When I was a teenager I did a lot of angsting about this and that. I got into the habit of buying self-help books. Dealing with anger (a lot of good that did), how to make friends and influence people (good book that. Everyone should read it), building self-confidence (that may have worked a little too well) etc. etc.
When I want to learn something, or start a new project, my first instinct is to get a book about it.
Right now, I have a lot of books laying around with bookmarks in them.
Every day for the last couple of months I've quit writing forever. I've also been buying a lot of short story anthologies, six in the last three weeks alone. In between quitting writing forever, I've been trying to analyse what makes a good short story. It's a bit like the proto-humans trying to come to terms with a black monolith, but with even more chest-beating and jumping around.
I bought the Vanessa Gebbie edited collection of essays and article on writing short stories, "Short Circuit". Vanessa used to a have an endearingly daffy site on blogger, but she lost the keys and now seems to have that flash monstrosity. Flash-based websites were never a good idea but the iPad is well on the way to rendering it obsolete.
From the introduction to the book, is a quote from William Faulkner.
"Let the writer take up surgery or bricklaying if he is interested in technique. There is no mechanical way to get the writing done, no shortcut. The young writer would be a fool to follow a theory. Teach yourself by your own mistakes; people learn only by error. The good artist believes that nobody is good enough to give him advice. He has supreme vanity. No matter how much he admires the old writer, he wants to beat him."
Pfft. What does he know? There is a shortcut and I will find it. Muwhahahaha.
In the last couple of days I've been trying to sign up for an Open University course "A174 Start writing fiction" but it keeps spitting my application out at the last stage. Maybe that's a sign?
I'm a great believer in continuing education. As a concept for the mass of humanity, if not for me personally. With the Open University you can study up to degree level, with the vast majority of the work carried out at home. I think there are some residential courses that become mandatory at higher levels but I doubt I would ever take it that far. I think it takes around six years of part-time study to earn the points for a degree. I do actually already have a degree in electronic engineering, but it didn't take. Turns out silicone doping wasn't what I thought it was at all.
On paper, I like the idea of being forced into studying a subject. I've often felt at a disadvantage with my writing, because I have zero formal education in writing. Well, nothing since I was forced to write a diary every Monday morning in class, when I was six or seven. We never did anything interesting at the weekend, so I wrote an awful lot of diary entries about playing with Lego and toy soldiers. Eventually I started making stories up, but pushed things too far when my weekend adventure was suspiciously similar to something that had been on the Onedin Line that week. Ah, never resort to the truth when a lie will do. Wheels within wheels, remember.

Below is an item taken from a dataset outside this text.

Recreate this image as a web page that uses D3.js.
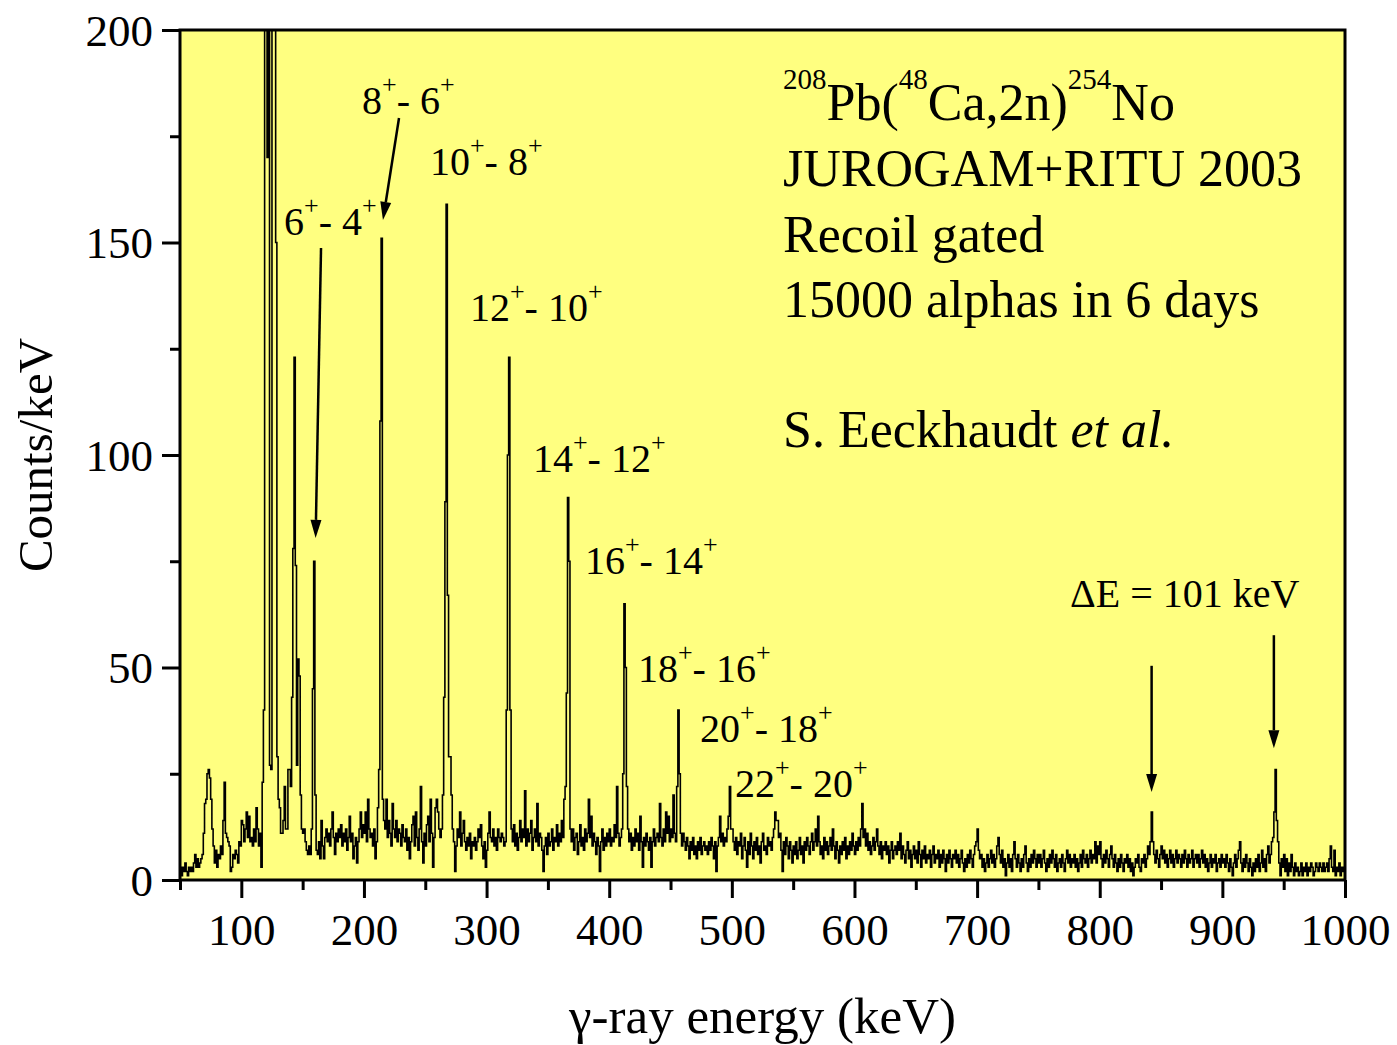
<!DOCTYPE html>
<html>
<head>
<meta charset="utf-8">
<script src="https://cdn.jsdelivr.net/npm/d3@7/dist/d3.min.js"></script>
<style>
    body { margin: 0; background: #ffffff; }
    text { font-family: 'Liberation Serif', 'Times New Roman', serif; fill: #000; }
</style>
</head>
<body>
<svg id="chart" width="1397" height="1045"></svg>
<script>
// spectrum, 1 keV bins, counts per bin starting at 50 keV
var counts050 = [3,1,3,2,4,2,1,3,2,3, 2,4,6,3,5,3,4,5,6,11, 18,19,25,26,24,19,12,8,4,7, 3,6,5,8,6,14,23,11,10,9, 8,2,3,6,5,7,6,4,9,8];
var counts100 = [14,13,9,12,16,10,15,9,10,8, 12,9,17,12,8,11,3,23,40,260, 260,170,260,27,26,260,260,260,150,29, 19,17,11,11,14,22,12,12,26,26, 22,43,78,123,74,27,52,48,20,12];
var counts150 = [11,12,9,7,6,8,6,12,45,75, 20,7,6,9,5,14,8,5,10,12, 9,11,8,12,16,10,6,11,9,12, 10,13,8,11,9,12,7,10,15,9, 11,5,8,10,4,9,12,16,10,13];
var counts200 = [11,16,9,19,12,10,11,8,12,5, 9,17,26,108,151,19,14,12,19,10, 14,11,8,18,12,10,14,9,12,11, 8,13,10,9,12,7,10,5,9,13, 15,8,16,10,7,12,22,9,4,11];
var counts250 = [8,13,15,9,19,11,3,10,17,19, 16,12,10,12,20,43,89,159,67,29, 29,20,12,9,2,8,12,10,16,8, 11,14,9,7,10,8,11,5,9,8, 10,7,9,12,10,13,8,5,9,3];
var counts300 = [7,11,16,10,9,12,8,10,7,12, 10,9,11,10,8,9,40,100,123,40, 12,9,13,8,11,7,10,14,9,12, 10,21,8,12,9,11,14,7,10,12, 9,18,8,11,10,7,2,8,10,6];
var counts350 = [11,8,9,12,7,10,9,13,8,11, 9,14,10,19,22,44,90,75,12,9, 12,7,10,11,6,9,13,8,10,7, 12,9,11,19,10,15,8,11,9,6, 10,8,2,9,12,7,10,8,11,9];
var counts400 = [12,8,10,9,13,10,22,11,8,10, 12,25,65,50,22,12,9,11,7,10, 8,12,9,11,7,15,9,3,10,8, 11,9,7,10,3,9,12,8,10,11, 9,18,10,8,12,9,16,11,15,9];
var counts450 = [12,10,20,11,9,22,40,25,11,8, 11,9,7,10,8,5,9,7,10,6, 8,5,9,7,10,6,8,9,7,8, 6,9,7,10,8,5,9,2,8,10, 15,9,11,8,10,9,12,15,22,12];
var counts500 = [12,9,7,10,6,9,8,11,5,8, 10,7,3,9,6,11,8,5,9,7, 10,6,8,4,9,11,7,8,6,10, 8,9,7,10,12,16,14,14,10,11, 7,2,9,6,10,8,5,9,7,4];
var counts550 = [8,6,9,5,7,10,6,8,4,9, 7,10,8,6,9,11,7,9,12,8, 15,9,6,8,5,10,7,9,6,8, 10,7,12,8,5,9,7,4,8,6, 9,7,10,5,8,6,9,7,11,8];
var counts600 = [6,9,7,10,8,12,18,10,12,8, 11,7,9,6,8,10,7,9,12,8, 6,9,5,8,7,9,6,8,4,7, 9,5,7,8,6,9,7,11,5,8, 6,4,7,9,5,7,3,6,8,5];
var counts650 = [7,4,9,6,3,7,5,8,4,6, 5,7,3,6,8,4,6,5,7,3, 6,4,7,5,2,6,4,7,5,3, 6,5,7,4,6,3,5,7,4,2, 5,3,6,4,7,5,3,6,8,9];
var counts700 = [12,7,5,6,3,5,2,4,6,3, 5,7,4,6,3,5,8,10,6,4, 7,3,5,1,4,6,3,5,2,6, 9,5,3,6,4,2,5,3,6,8, 4,2,5,3,6,4,7,5,3,6];
var counts750 = [4,6,3,5,7,4,2,5,3,6, 4,7,5,3,6,2,4,5,3,6, 4,2,5,7,4,6,3,5,4,6, 3,5,2,4,6,3,7,5,4,6, 3,5,7,4,6,5,9,4,8,6];
var counts800 = [9,5,3,6,4,7,5,3,6,8, 5,3,6,4,2,5,3,6,4,2, 5,4,6,3,5,2,4,1,3,5, 4,6,3,2,5,4,6,3,5,8, 6,9,16,9,6,4,7,5,3,6];
var counts850 = [8,5,7,4,6,3,5,7,4,6, 3,5,7,4,6,5,3,6,4,7, 5,3,6,4,5,7,3,5,6,4, 6,3,5,7,4,6,3,5,2,4, 6,3,5,4,6,2,4,5,3,6];
var counts900 = [4,5,3,6,4,2,5,3,1,4, 6,3,5,7,9,4,2,5,3,6, 4,2,5,3,1,4,2,5,3,6, 2,4,7,3,5,2,6,8,4,6, 9,10,16,26,14,9,4,1,5,3];
var counts950 = [6,2,5,1,4,2,6,3,1,4, 2,3,1,2,4,1,3,2,4,1, 3,2,4,3,1,2,4,3,2,4, 3,2,4,2,3,4,2,5,8,3, 2,7,1,3,2,4,1,3,2,3];

var energyStart = 50;
var counts = [].concat(counts050, counts100, counts150, counts200, counts250, counts300,
    counts350, counts400, counts450, counts500, counts550, counts600, counts650,
    counts700, counts750, counts800, counts850, counts900, counts950);

var xMajorTicks = [100, 200, 300, 400, 500, 600, 700, 800, 900, 1000];
var xMinorTicks = [50, 150, 250, 350, 450, 550, 650, 750, 850, 950];
var yMajorTicks = [0, 50, 100, 150, 200];
var yMinorTicks = [25, 75, 125, 175];

// yrast band transitions: upper spin, lower spin
var transitions = [
    ['6', '4'], ['8', '6'], ['10', '8'], ['12', '10'], ['14', '12'],
    ['16', '14'], ['18', '16'], ['20', '18'], ['22', '20']
];

var infoLines = ['JUROGAM+RITU 2003', 'Recoil gated', '15000 alphas in 6 days'];

// set the dimensions and margins of the graph
var margin = { top: 30, right: 52, bottom: 165, left: 180 };
var width = 1397 - margin.left - margin.right;
var height = 1045 - margin.top - margin.bottom;

var x = d3.scaleLinear().domain([50, 1000]).range([0, width]);
var y = d3.scaleLinear().domain([0, 200]).range([height, 0]);

var svg = d3.select('#chart');

svg.append('defs').append('clipPath')
    .attr('id', 'clip')
    .append('rect')
    .attr('width', width)
    .attr('height', height);

var graph = svg.append('g')
    .attr('transform', 'translate(' + margin.left + ',' + margin.top + ')');

graph.append('rect')
    .attr('width', width)
    .attr('height', height)
    .attr('fill', '#ffff80');

// spectrum as a step line
var points = counts.map(function (c, i) { return { e: energyStart + i, c: c }; });
points.push({ e: 1000, c: counts[counts.length - 1] });

var line = d3.line()
    .curve(d3.curveStepAfter)
    .x(function (d) { return x(d.e); })
    .y(function (d) { return y(d.c); });

graph.append('path')
    .datum(points)
    .attr('clip-path', 'url(#clip)')
    .attr('fill', 'none')
    .attr('stroke', '#000')
    .attr('stroke-width', 1.6)
    .attr('d', line);

// axes
function styleAxis(g) {
    g.select('.domain').remove();
    g.selectAll('line').attr('stroke', '#000').attr('stroke-width', 3);
    g.selectAll('text').style('font-size', '45px').attr('fill', '#000');
}

graph.append('g')
    .attr('transform', 'translate(0,' + height + ')')
    .call(d3.axisBottom(x).tickValues(xMinorTicks).tickSize(10).tickFormat(''))
    .call(styleAxis);

var xAxisG = graph.append('g')
    .attr('transform', 'translate(0,' + height + ')')
    .call(d3.axisBottom(x).tickValues(xMajorTicks).tickSize(18).tickFormat(d3.format('d')))
    .call(styleAxis);
xAxisG.selectAll('text').attr('y', 65).attr('dy', 0);

graph.append('g')
    .call(d3.axisLeft(y).tickValues(yMinorTicks).tickSize(10).tickFormat(''))
    .call(styleAxis);

var yAxisG = graph.append('g')
    .call(d3.axisLeft(y).tickValues(yMajorTicks).tickSize(18).tickFormat(d3.format('d')))
    .call(styleAxis);
yAxisG.selectAll('text').attr('x', -27).attr('dy', '0.34em');

// frame
graph.append('rect')
    .attr('width', width)
    .attr('height', height)
    .attr('fill', 'none')
    .attr('stroke', '#000')
    .attr('stroke-width', 3);

// axis titles
svg.append('text')
    .attr('transform', 'translate(52,' + (margin.top + height / 2) + ') rotate(-90)')
    .attr('text-anchor', 'middle')
    .style('font-size', '49px')
    .text('Counts/keV');

svg.append('text')
    .attr('x', margin.left + width / 2)
    .attr('y', 1033)
    .attr('text-anchor', 'middle')
    .style('font-size', '51px')
    .text('\u03b3-ray energy (keV)');

// text with superscripts: parts = [[text, isSup, isItalic], ...]
function richText(parent, px, py, parts, size, supSize, rise) {
    var t = parent.append('text')
        .attr('x', px)
        .attr('y', py)
        .style('font-size', size + 'px');
    var raised = false;
    parts.forEach(function (p) {
        var ts = t.append('tspan').text(p[0]);
        if (p[1] && !raised) {
            ts.attr('dy', -rise).style('font-size', supSize + 'px');
            raised = true;
        } else if (p[1]) {
            ts.style('font-size', supSize + 'px');
        } else if (raised) {
            ts.attr('dy', rise);
            raised = false;
        }
        if (p[2]) ts.style('font-style', 'italic');
    });
    return t;
}

// transition labels, placed in energy / counts units
var labelPos = [
    [134.8, 151.8], [198.4, 180.2], [253.8, 165.9], [286.4, 131.5], [337.8, 96.0],
    [380.2, 72.0], [423.4, 46.6], [474.0, 32.5], [502.5, 19.5]
];
var annot = graph.append('g').attr('class', 'annotations');
transitions.forEach(function (tr, i) {
    richText(annot, x(labelPos[i][0]), y(labelPos[i][1]),
        [[tr[0]], ['+', true], ['- ' + tr[1]], ['+', true]], 40, 26, 21);
});

annot.append('text')
    .attr('x', x(775.8))
    .attr('y', y(64.2))
    .style('font-size', '40px')
    .text('\u0394E = 101 keV');

// arrows (energy, counts) from -> to
var arrows = [
    [[228.6, 179.3], [215.5, 155.3]],
    [[165.0, 148.7], [160.6, 80.5]],
    [[842.3, 50.4], [842.3, 20.7]],
    [[942.0, 57.6], [942.0, 31.0]]
];
arrows.forEach(function (a) {
    var x1 = x(a[0][0]), y1 = y(a[0][1]), x2 = x(a[1][0]), y2 = y(a[1][1]);
    var dx = x2 - x1, dy = y2 - y1, len = Math.sqrt(dx * dx + dy * dy);
    var ux = dx / len, uy = dy / len, headL = 18, headW = 5.5;
    var bx = x2 - ux * headL, by = y2 - uy * headL;
    annot.append('line')
        .attr('x1', x1).attr('y1', y1).attr('x2', bx).attr('y2', by)
        .attr('stroke', '#000').attr('stroke-width', 2.5);
    annot.append('path')
        .attr('d', 'M' + x2 + ',' + y2 +
            'L' + (bx - uy * headW) + ',' + (by + ux * headW) +
            'L' + (bx + uy * headW) + ',' + (by - ux * headW) + 'Z')
        .attr('fill', '#000');
});

// reaction / info block
var info = svg.append('g');
richText(info, 783, 120,
    [['208', true], ['Pb('], ['48', true], ['Ca,2n)'], ['254', true], ['No']], 52, 29, 31);
infoLines.forEach(function (s, i) {
    info.append('text')
        .attr('x', 783)
        .attr('y', 186 + i * 65.5)
        .style('font-size', '52px')
        .text(s);
});
richText(info, 783, 447, [['S. Eeckhaudt '], ['et al.', false, true]], 52, 29, 31);
</script>
</body>
</html>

So in theory study seems quite attractive to me, but in practise my contempt for other people's opinions will surely get in the way.
I've been trying to teach myself HTML and CSS in 24 hours, but became disruptive after two hours and was told to leave the class to think about what I'd done. I did, and it was awesome. I'm going to go back on that and press on. I really enjoy the site layout jiggering you can do on Blogger and I'd like to build my own website some day. I've been looking into hosting choices and became comatose from options-overload. It'll wait.
If I'm going to write a book someday, it'll not be anything commercial. I'm resigned to the fact I'll never write anything with mainstream appeal. Or appeal. But the indie, self-publishing route looks doable, if desperate. For that I'll need to design a cover.
I haven't actually bought a book to teach me how to use GIMP, but I have been eyeing these online tutorials. I came up with this recently, so as you can see, I really need some help.
Which takes me to last year's NaNoWriMo. I really like the concept I came up with, and I've been meaning to re-write it into something more-polished, pretty much since the day I closed the file at the end of November. I was going to start yet another site to blog my progress but I abandoned that idea pretty swiftly.
You see, as well as completely re-writing my NaNo, I also want to edit a bunch of my old flash pieces into more rounded stories, put them into an anthology and upload them to Smashwords, for the experience as much as anything else. Smashwords seems to be hammered most days, probably from the explosion in e-book reading devices that's happened over the last year.
I'm drawn to chaos, which may explain my love of Elric, and what's happening in the stock market on a daily basis is super-enticing. I bought a rather thick book on investing (significantly, on sale at half off) but will I find the time to invest in reading it?
So many books and bookmarks to deal with. I'm sure you can guess what I'll tackle first.
None of the above.
Oh, why do I have an 85 year old picture of Louise Brooks up there? Why not.